The painting is an example of Caravaggio’s focus on physiognomic, or facial expression in his paintings. It shows an intense level of realism, dark and light contrasts effectively combined with the convex curvature of the wood shield upon which it is painted, the head looks three-dimensional. Many suggest the head is a self-portrait.
Caravaggio isn’t exactly a Renaissance artist, at best, late Renaissance as the Bacchus and Medusa reflects the interest in Classics. The more mature work of Abraham sacrificing Isaac is more indicative of Counter Reformation ideals of instruction through the use of heightened emotions.
The painting illustrates the passage of the Old Testament in which God ordered Abraham to sacrifice his only son, Isaac. Caravaggio depicts the crucial moment of the dramatic story, when Abraham, at the very moment in which he is about to sacrifice Isaac, is blocked by an angel who tells him to sacrifice a ram instead.

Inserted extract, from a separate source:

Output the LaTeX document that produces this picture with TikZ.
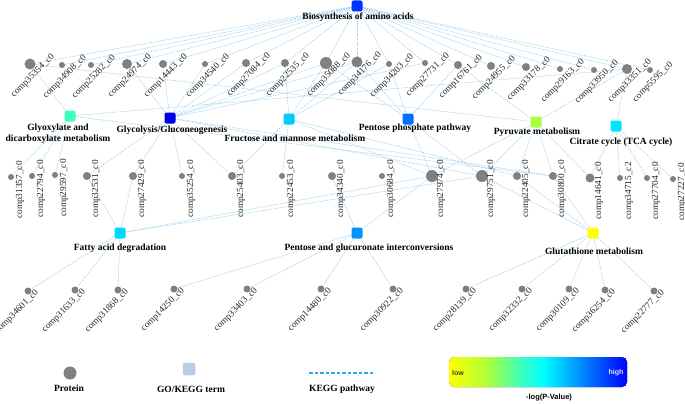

The work also has a symbolic interpretation according to which the building on the hill is a church with baptistery, a reference to the future birth of the Catholic church, while the light diffused over the backdrop, symbolises the light of divine grace. The sacrifice of young Isaac serves, therefore, to foreshadow the sacrifice of Christ.
Artemisia Gentileschi: Judith and Holofernes Daughter of Caravaggio’s follower, Orazio Gentileschi, Artemisia moved to Florence to escape the scandal in Rome after the lawsuit for rape she brought against the landscape painter Agostino Tassi. She was thrown into prison and although Tassi was found guilty, he never spent a day in jail.
Her story is often taken as a symbol of the violence women have had to endure for centuries, and tends to overshadow her achievements as an artist. She was the first female painter to become a member of the Accademia di Arti del Disegno in Florence.
Some suggest she transferred her experience to canvas. Her paintings often have strong, suffering women from myth and the Bible – victims, suicides, warriors. She particularly seems to have liked the biblical heroine Judith, a traditional example of virtue and chastity, who decapitate her despised Assyrian enemy whom she has tricked by seduction while keeping her purity safe.
Rembrandt: Self-portrait as a Young Man, Self-portrait as an Old Man, Portrait of an Old Man
Rembrandt also isn’t Renaissance but a group of art lovers can’t bypass the room of his works. These show the influence of Caravaggio’s chiaroscuro but I just love the economy of mature Rembrandt’s brush work.
My independent visit to Palazzo Pitti will form a separate post.